When I wrote the title above, I thought to myself "Wait, I must have used that title before." In fact, a quick search of the archives shows that I have done exactly two (2) posts that contain the word parasite, but never have I used this title even though one of the two (2) previous posts uses the term in the same context I will use it today.

So that's pretty exciting (for me), but what does it mean? That's what I am going to discuss today: what does it mean to be an academic Parasite?

I can remember hearing this term twice: once a very long time ago, and once this week. There may well have been others, but they have not been stored in my long-term memory compartments.

The first time I heard it, I was a grad student and the speaker was an old and supposedly distinguished professor who hated most people, so it wasn't a surprise to hear him insult someone. Typically, that someone was me, but in this case, that someone was a perky-but-clueless visiting graduate student who had come to prostrate himself before The Great Man and glean little bits of wisdom. They met in the GM's office for an hour or so, and then the grad student came to my office to chat.

He said "We had a really great discussion!" (unlikely: The GM did not "discuss"; he lectured)

And "I think he really likes me!" Well, he did have a few acolytes, all male, who worshiped him, named their children after him etc., but I wasn't sure... and then:

The phone rang. It was The GM, wanting to talk to me. "Is THAT PARASITE still there?" he screamed into the phone. (etc.)

The second time, in a conversation this week, a professor who is a much nicer person than The GM asked me if I had ever worked with a particular individual. I said, without explanation "I used to, but not for quite a long time now." He laughed and said "Good! He's a PARASITE!" He's not wrong.. there are specific reasons I no longer work with that person.

But what does it mean?Are there different types of Academic Parasites? Do we need to classify them?

Of the two instances mentioned here, the first one was just a student asking a professor for advice, information, anything that would help him (the student) with his dissertation research. The GM's response was clearly extreme (it was a student asking for help!).

The second instance involves interactions among professors who are collaborators. In some cases, this distinction of student-professor vs. professor-professor interaction is important; in others, not. (<-- important note: That link is to a 2006 post, when things were different.)

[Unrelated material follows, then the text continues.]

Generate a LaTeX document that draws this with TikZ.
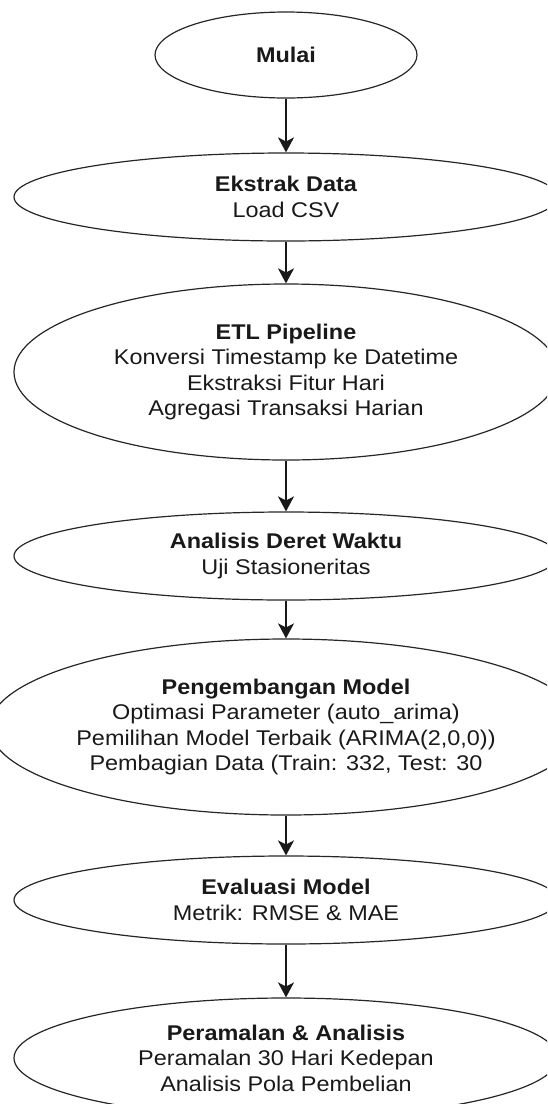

I will propose a simple definition, for starters:

Someone who takes and uses the research ideas and/or results of others to advance their own research/career but doesn't give back, share, or cite appropriately = parasite.

But how do we know when someone has crossed a line between a somewhat unequal collaborative situation (this is not unusual) and a parasitic arrangement? Is a parasite by definition engaged in unethical behavior? That is, does the "taking" always = "stealing" (ideas, results)?

I think that if the taking/stealing involves people who are not collaborators, and the taking/stealing involves information from proposals or other unpublished work, the person in question is worse than a parasite, and there are probably more appropriate words. If, however, someone takes ideas from published work and then repackages them as their own (because they don't have any of their own), they are a weasly parasite.

If someone takes ideas and data from collaborators, then it is a bit more ambiguous. If someone is content to do (essentially) nothing but have their name put on papers as co-author, they are a passive parasite. If, however, they do (essentially) nothing and put their name on papers (but not yours or your students), then they are a more virulent and dastardly variety: the evil parasite.

This is not a very pleasant topic, but, in the course of a career, we encounter all kinds of people. Fortunately for me, the parasites have been few and far between, so my classification scheme (and/or my imagination) is rather limited.